#### INSTRUCTIONS FOR THE TASK
An exact copy of all the data is required, with pictures left out.

#### SUPPLIED DATA
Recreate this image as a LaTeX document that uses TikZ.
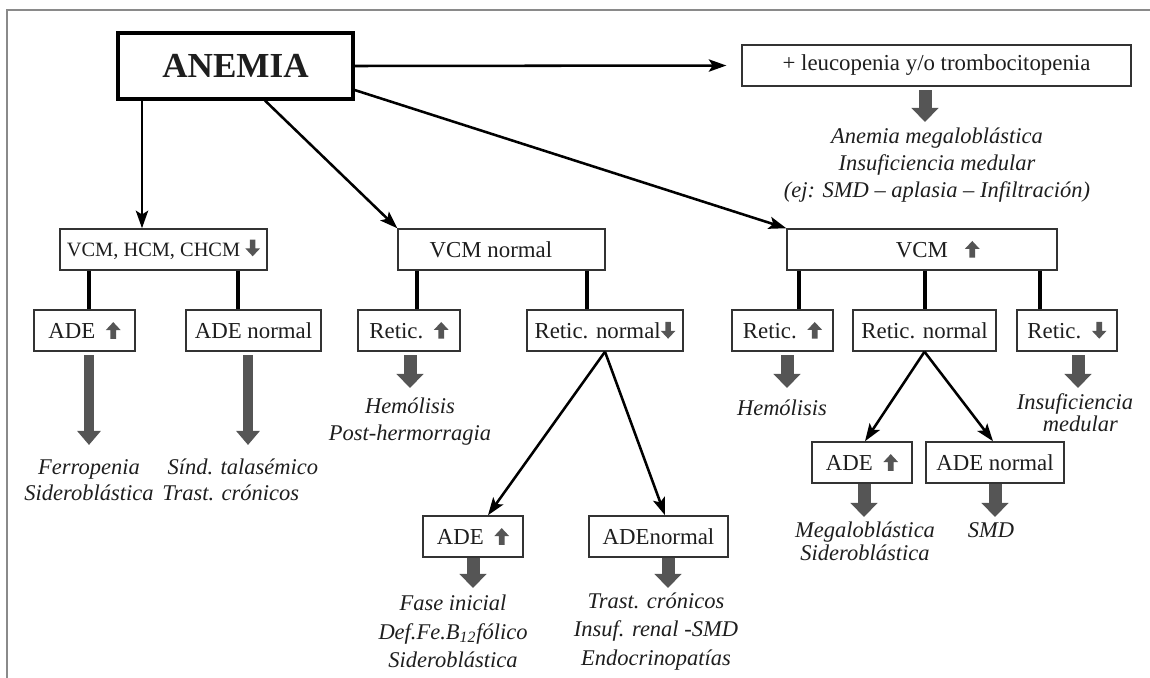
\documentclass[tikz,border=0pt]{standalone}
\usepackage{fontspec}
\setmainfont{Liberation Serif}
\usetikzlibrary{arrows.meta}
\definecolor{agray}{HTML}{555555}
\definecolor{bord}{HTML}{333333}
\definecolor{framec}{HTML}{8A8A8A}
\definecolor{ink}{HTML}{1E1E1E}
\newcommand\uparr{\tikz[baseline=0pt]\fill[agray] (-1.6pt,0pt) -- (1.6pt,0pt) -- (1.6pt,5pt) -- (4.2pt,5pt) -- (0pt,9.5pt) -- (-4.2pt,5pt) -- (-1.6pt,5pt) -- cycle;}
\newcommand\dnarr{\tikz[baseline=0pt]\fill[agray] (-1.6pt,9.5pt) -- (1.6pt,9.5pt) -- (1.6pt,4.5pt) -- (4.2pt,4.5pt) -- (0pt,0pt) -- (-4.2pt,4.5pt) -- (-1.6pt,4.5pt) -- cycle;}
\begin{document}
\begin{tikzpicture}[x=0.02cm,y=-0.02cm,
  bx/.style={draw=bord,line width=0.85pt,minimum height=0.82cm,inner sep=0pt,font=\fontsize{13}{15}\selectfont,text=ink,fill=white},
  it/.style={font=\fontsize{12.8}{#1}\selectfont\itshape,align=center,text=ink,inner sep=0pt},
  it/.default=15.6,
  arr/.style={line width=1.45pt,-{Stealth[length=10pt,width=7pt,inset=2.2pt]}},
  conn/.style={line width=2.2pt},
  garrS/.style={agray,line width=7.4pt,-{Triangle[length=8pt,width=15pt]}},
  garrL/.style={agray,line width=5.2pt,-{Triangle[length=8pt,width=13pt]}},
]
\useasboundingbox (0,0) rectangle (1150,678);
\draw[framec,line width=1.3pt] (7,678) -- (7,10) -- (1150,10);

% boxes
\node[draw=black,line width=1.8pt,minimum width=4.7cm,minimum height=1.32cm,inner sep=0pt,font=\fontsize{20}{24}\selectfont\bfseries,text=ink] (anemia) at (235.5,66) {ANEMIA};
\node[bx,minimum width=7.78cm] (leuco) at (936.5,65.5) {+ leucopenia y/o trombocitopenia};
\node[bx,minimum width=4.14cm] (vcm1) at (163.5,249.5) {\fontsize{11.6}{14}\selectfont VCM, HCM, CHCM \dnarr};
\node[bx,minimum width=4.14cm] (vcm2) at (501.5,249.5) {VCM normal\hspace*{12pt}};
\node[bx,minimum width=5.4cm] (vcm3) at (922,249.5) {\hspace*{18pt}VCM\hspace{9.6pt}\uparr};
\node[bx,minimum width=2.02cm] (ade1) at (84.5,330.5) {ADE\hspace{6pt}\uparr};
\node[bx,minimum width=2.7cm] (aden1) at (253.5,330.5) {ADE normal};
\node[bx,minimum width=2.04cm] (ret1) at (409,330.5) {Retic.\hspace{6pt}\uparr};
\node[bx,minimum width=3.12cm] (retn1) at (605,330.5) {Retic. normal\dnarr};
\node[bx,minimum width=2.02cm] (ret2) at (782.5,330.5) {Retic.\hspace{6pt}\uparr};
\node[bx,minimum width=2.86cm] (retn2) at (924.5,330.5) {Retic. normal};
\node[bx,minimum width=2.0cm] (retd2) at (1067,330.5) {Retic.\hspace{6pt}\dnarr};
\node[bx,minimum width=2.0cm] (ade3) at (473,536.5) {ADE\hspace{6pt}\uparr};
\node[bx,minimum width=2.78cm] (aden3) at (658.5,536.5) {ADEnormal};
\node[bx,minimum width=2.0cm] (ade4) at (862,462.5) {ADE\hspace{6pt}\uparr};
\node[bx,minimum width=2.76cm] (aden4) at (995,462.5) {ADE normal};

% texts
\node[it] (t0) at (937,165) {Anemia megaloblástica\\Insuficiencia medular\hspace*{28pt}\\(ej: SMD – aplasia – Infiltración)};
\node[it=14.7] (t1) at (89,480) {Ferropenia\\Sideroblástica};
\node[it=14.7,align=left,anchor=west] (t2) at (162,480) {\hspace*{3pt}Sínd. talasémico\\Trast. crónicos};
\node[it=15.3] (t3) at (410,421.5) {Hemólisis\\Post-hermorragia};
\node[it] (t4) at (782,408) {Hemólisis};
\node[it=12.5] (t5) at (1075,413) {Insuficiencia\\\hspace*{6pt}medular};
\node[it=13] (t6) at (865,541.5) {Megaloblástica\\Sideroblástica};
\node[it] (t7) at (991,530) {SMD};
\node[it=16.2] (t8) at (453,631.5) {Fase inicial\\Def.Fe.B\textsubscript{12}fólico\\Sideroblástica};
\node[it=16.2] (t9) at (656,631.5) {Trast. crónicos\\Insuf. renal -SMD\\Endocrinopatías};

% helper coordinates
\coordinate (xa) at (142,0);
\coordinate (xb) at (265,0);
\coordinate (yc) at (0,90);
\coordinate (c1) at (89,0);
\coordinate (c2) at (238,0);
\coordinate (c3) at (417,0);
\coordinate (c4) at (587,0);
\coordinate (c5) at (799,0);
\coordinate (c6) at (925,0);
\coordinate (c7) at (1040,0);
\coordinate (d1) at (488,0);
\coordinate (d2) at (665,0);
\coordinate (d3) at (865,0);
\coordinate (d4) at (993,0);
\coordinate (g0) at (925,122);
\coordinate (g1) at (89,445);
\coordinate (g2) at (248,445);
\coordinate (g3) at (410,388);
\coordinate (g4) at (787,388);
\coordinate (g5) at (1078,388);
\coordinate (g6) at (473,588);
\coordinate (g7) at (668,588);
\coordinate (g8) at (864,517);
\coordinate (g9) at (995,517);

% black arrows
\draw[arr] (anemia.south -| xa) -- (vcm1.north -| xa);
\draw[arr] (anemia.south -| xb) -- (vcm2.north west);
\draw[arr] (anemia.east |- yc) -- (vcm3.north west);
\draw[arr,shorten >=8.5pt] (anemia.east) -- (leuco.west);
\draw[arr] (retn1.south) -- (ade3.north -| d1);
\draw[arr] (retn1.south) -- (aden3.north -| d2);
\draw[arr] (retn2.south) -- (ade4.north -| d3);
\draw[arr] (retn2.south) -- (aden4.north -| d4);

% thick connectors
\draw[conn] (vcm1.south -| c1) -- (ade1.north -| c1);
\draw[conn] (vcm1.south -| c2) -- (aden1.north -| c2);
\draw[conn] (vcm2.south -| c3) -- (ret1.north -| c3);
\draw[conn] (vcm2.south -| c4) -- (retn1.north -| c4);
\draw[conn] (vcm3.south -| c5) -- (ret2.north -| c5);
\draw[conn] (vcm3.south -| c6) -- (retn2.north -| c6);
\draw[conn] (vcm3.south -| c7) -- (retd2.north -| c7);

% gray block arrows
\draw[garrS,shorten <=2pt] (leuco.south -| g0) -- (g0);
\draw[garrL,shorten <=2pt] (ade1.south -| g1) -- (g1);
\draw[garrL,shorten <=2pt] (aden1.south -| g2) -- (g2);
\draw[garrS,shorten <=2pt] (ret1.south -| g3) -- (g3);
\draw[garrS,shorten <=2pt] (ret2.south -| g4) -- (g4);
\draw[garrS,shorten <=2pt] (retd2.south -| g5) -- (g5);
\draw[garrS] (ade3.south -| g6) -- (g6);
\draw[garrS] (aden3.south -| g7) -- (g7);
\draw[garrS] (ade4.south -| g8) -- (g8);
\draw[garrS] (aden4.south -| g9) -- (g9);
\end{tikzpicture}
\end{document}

#### FULL RESPONSE
Recreate this image as a LaTeX document that uses TikZ.
\documentclass[tikz,border=0pt]{standalone}
\usepackage{fontspec}
\setmainfont{Liberation Serif}
\usetikzlibrary{arrows.meta}
\definecolor{agray}{HTML}{555555}
\definecolor{bord}{HTML}{333333}
\definecolor{framec}{HTML}{8A8A8A}
\definecolor{ink}{HTML}{1E1E1E}
\newcommand\uparr{\tikz[baseline=0pt]\fill[agray] (-1.6pt,0pt) -- (1.6pt,0pt) -- (1.6pt,5pt) -- (4.2pt,5pt) -- (0pt,9.5pt) -- (-4.2pt,5pt) -- (-1.6pt,5pt) -- cycle;}
\newcommand\dnarr{\tikz[baseline=0pt]\fill[agray] (-1.6pt,9.5pt) -- (1.6pt,9.5pt) -- (1.6pt,4.5pt) -- (4.2pt,4.5pt) -- (0pt,0pt) -- (-4.2pt,4.5pt) -- (-1.6pt,4.5pt) -- cycle;}
\begin{document}
\begin{tikzpicture}[x=0.02cm,y=-0.02cm,
  bx/.style={draw=bord,line width=0.85pt,minimum height=0.82cm,inner sep=0pt,font=\fontsize{13}{15}\selectfont,text=ink,fill=white},
  it/.style={font=\fontsize{12.8}{#1}\selectfont\itshape,align=center,text=ink,inner sep=0pt},
  it/.default=15.6,
  arr/.style={line width=1.45pt,-{Stealth[length=10pt,width=7pt,inset=2.2pt]}},
  conn/.style={line width=2.2pt},
  garrS/.style={agray,line width=7.4pt,-{Triangle[length=8pt,width=15pt]}},
  garrL/.style={agray,line width=5.2pt,-{Triangle[length=8pt,width=13pt]}},
]
\useasboundingbox (0,0) rectangle (1150,678);
\draw[framec,line width=1.3pt] (7,678) -- (7,10) -- (1150,10);

% boxes
\node[draw=black,line width=1.8pt,minimum width=4.7cm,minimum height=1.32cm,inner sep=0pt,font=\fontsize{20}{24}\selectfont\bfseries,text=ink] (anemia) at (235.5,66) {ANEMIA};
\node[bx,minimum width=7.78cm] (leuco) at (936.5,65.5) {+ leucopenia y/o trombocitopenia};
\node[bx,minimum width=4.14cm] (vcm1) at (163.5,249.5) {\fontsize{11.6}{14}\selectfont VCM, HCM, CHCM \dnarr};
\node[bx,minimum width=4.14cm] (vcm2) at (501.5,249.5) {VCM normal\hspace*{12pt}};
\node[bx,minimum width=5.4cm] (vcm3) at (922,249.5) {\hspace*{18pt}VCM\hspace{9.6pt}\uparr};
\node[bx,minimum width=2.02cm] (ade1) at (84.5,330.5) {ADE\hspace{6pt}\uparr};
\node[bx,minimum width=2.7cm] (aden1) at (253.5,330.5) {ADE normal};
\node[bx,minimum width=2.04cm] (ret1) at (409,330.5) {Retic.\hspace{6pt}\uparr};
\node[bx,minimum width=3.12cm] (retn1) at (605,330.5) {Retic. normal\dnarr};
\node[bx,minimum width=2.02cm] (ret2) at (782.5,330.5) {Retic.\hspace{6pt}\uparr};
\node[bx,minimum width=2.86cm] (retn2) at (924.5,330.5) {Retic. normal};
\node[bx,minimum width=2.0cm] (retd2) at (1067,330.5) {Retic.\hspace{6pt}\dnarr};
\node[bx,minimum width=2.0cm] (ade3) at (473,536.5) {ADE\hspace{6pt}\uparr};
\node[bx,minimum width=2.78cm] (aden3) at (658.5,536.5) {ADEnormal};
\node[bx,minimum width=2.0cm] (ade4) at (862,462.5) {ADE\hspace{6pt}\uparr};
\node[bx,minimum width=2.76cm] (aden4) at (995,462.5) {ADE normal};

% texts
\node[it] (t0) at (937,165) {Anemia megaloblástica\\Insuficiencia medular\hspace*{28pt}\\(ej: SMD – aplasia – Infiltración)};
\node[it=14.7] (t1) at (89,480) {Ferropenia\\Sideroblástica};
\node[it=14.7,align=left,anchor=west] (t2) at (162,480) {\hspace*{3pt}Sínd. talasémico\\Trast. crónicos};
\node[it=15.3] (t3) at (410,421.5) {Hemólisis\\Post-hermorragia};
\node[it] (t4) at (782,408) {Hemólisis};
\node[it=12.5] (t5) at (1075,413) {Insuficiencia\\\hspace*{6pt}medular};
\node[it=13] (t6) at (865,541.5) {Megaloblástica\\Sideroblástica};
\node[it] (t7) at (991,530) {SMD};
\node[it=16.2] (t8) at (453,631.5) {Fase inicial\\Def.Fe.B\textsubscript{12}fólico\\Sideroblástica};
\node[it=16.2] (t9) at (656,631.5) {Trast. crónicos\\Insuf. renal -SMD\\Endocrinopatías};

% helper coordinates
\coordinate (xa) at (142,0);
\coordinate (xb) at (265,0);
\coordinate (yc) at (0,90);
\coordinate (c1) at (89,0);
\coordinate (c2) at (238,0);
\coordinate (c3) at (417,0);
\coordinate (c4) at (587,0);
\coordinate (c5) at (799,0);
\coordinate (c6) at (925,0);
\coordinate (c7) at (1040,0);
\coordinate (d1) at (488,0);
\coordinate (d2) at (665,0);
\coordinate (d3) at (865,0);
\coordinate (d4) at (993,0);
\coordinate (g0) at (925,122);
\coordinate (g1) at (89,445);
\coordinate (g2) at (248,445);
\coordinate (g3) at (410,388);
\coordinate (g4) at (787,388);
\coordinate (g5) at (1078,388);
\coordinate (g6) at (473,588);
\coordinate (g7) at (668,588);
\coordinate (g8) at (864,517);
\coordinate (g9) at (995,517);

% black arrows
\draw[arr] (anemia.south -| xa) -- (vcm1.north -| xa);
\draw[arr] (anemia.south -| xb) -- (vcm2.north west);
\draw[arr] (anemia.east |- yc) -- (vcm3.north west);
\draw[arr,shorten >=8.5pt] (anemia.east) -- (leuco.west);
\draw[arr] (retn1.south) -- (ade3.north -| d1);
\draw[arr] (retn1.south) -- (aden3.north -| d2);
\draw[arr] (retn2.south) -- (ade4.north -| d3);
\draw[arr] (retn2.south) -- (aden4.north -| d4);

% thick connectors
\draw[conn] (vcm1.south -| c1) -- (ade1.north -| c1);
\draw[conn] (vcm1.south -| c2) -- (aden1.north -| c2);
\draw[conn] (vcm2.south -| c3) -- (ret1.north -| c3);
\draw[conn] (vcm2.south -| c4) -- (retn1.north -| c4);
\draw[conn] (vcm3.south -| c5) -- (ret2.north -| c5);
\draw[conn] (vcm3.south -| c6) -- (retn2.north -| c6);
\draw[conn] (vcm3.south -| c7) -- (retd2.north -| c7);

% gray block arrows
\draw[garrS,shorten <=2pt] (leuco.south -| g0) -- (g0);
\draw[garrL,shorten <=2pt] (ade1.south -| g1) -- (g1);
\draw[garrL,shorten <=2pt] (aden1.south -| g2) -- (g2);
\draw[garrS,shorten <=2pt] (ret1.south -| g3) -- (g3);
\draw[garrS,shorten <=2pt] (ret2.south -| g4) -- (g4);
\draw[garrS,shorten <=2pt] (retd2.south -| g5) -- (g5);
\draw[garrS] (ade3.south -| g6) -- (g6);
\draw[garrS] (aden3.south -| g7) -- (g7);
\draw[garrS] (ade4.south -| g8) -- (g8);
\draw[garrS] (aden4.south -| g9) -- (g9);
\end{tikzpicture}
\end{document}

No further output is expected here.